Valve updated its Hardware & Software Survey today for May, revealing that there is a new top dog in the Steam gaming community: Windows 10. The latest and greatest from Microsoft is growing quickly, but on the whole it’s still below 20 percent market share. Gamers tend to be early adopters, however — on Steam, the figure is already over 40 percent.

In its first month, Windows 10 adoption on Steam passed Windows 8, Windows Vista, Windows XP, Mac OS X, and Linux. After two months, Windows 8.1 was also conquered, leaving just Windows 7. 10 months in, Windows 10 has dethroned Windows 7.

Here is Steam’s operating system market share list for May 2016:

  • Windows 10: 41.48 percent
  • Windows 8.1: 11.45 percent
  • Windows 8: 1.62 percent
  • Windows 7: 38.60 percent
  • Windows Vista: 0.31 percent
  • Windows XP: 1.90 percent
  • Mac OS X: 3.67 percent
  • Linux: 0.84 percent

We wouldn’t be surprised if Windows 10 passed the 50 percent mark before the end of the year. In fact, all other Windows versions are losing adoption on Steam, meaning Windows 10 saw big gains in May.

Breaking down the numbers even more, here is how each operating system version fared:


Between April and May, Windows 10 jumped 1.97 percentage points — a decent increase 10 months after release. These gains have to come from somewhere: Windows 8.1 dropped 0.78 points, Windows 8 slipped 0.13 points, Windows 7 fell 0.94 points, Vista dipped 0.02 points, and XP slid 0.13 points.

On the whole, Windows still dominates Steam. OS X gained 0.10 points while Linux slipped 0.06 points each in May, but these are minor changes. While the three operating system families fluctuate from month-to-month, Windows has been above the 95 percent mark on Steam for as long as we can remember.
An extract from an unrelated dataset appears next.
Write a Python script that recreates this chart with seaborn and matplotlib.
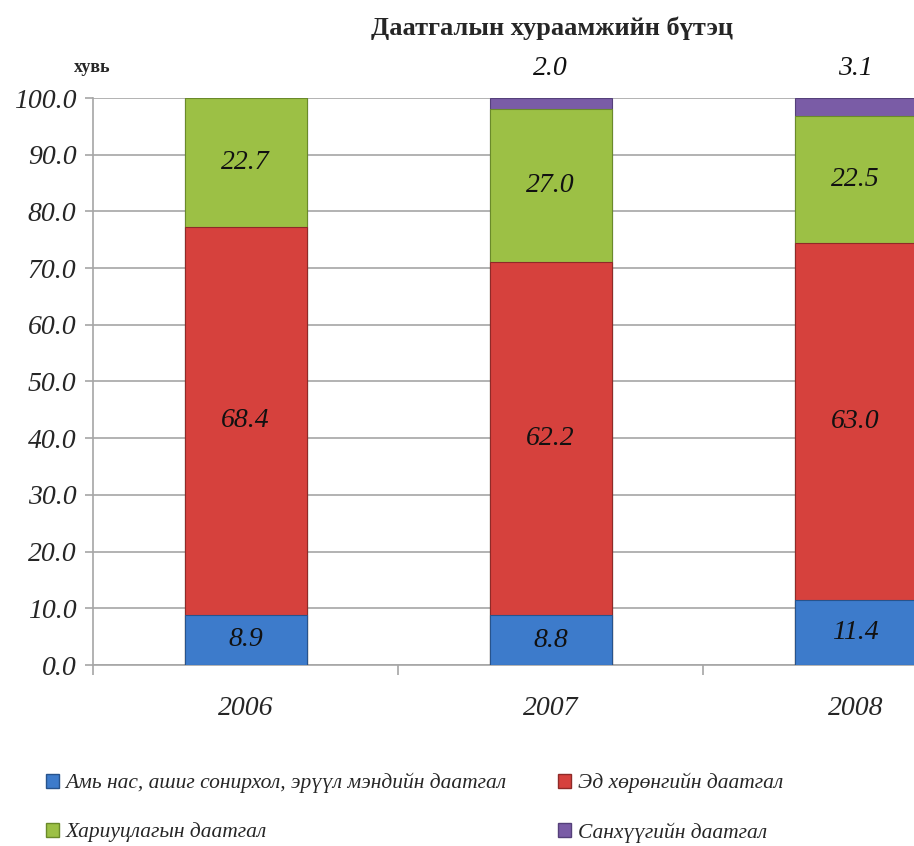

Windows 10 was installed on over 75 million PCs in its first four weeks. It passed 110 million devices after 10 weeks, 200 million in under six months, 270 million after eight months, and most recently 300 million after nine months.

Microsoft is aiming for 1 billion devices running Windows 10 “in two to three years.” It’s still too early to say whether it can hit that target, but gamers on Steam are certainly doing their part to help.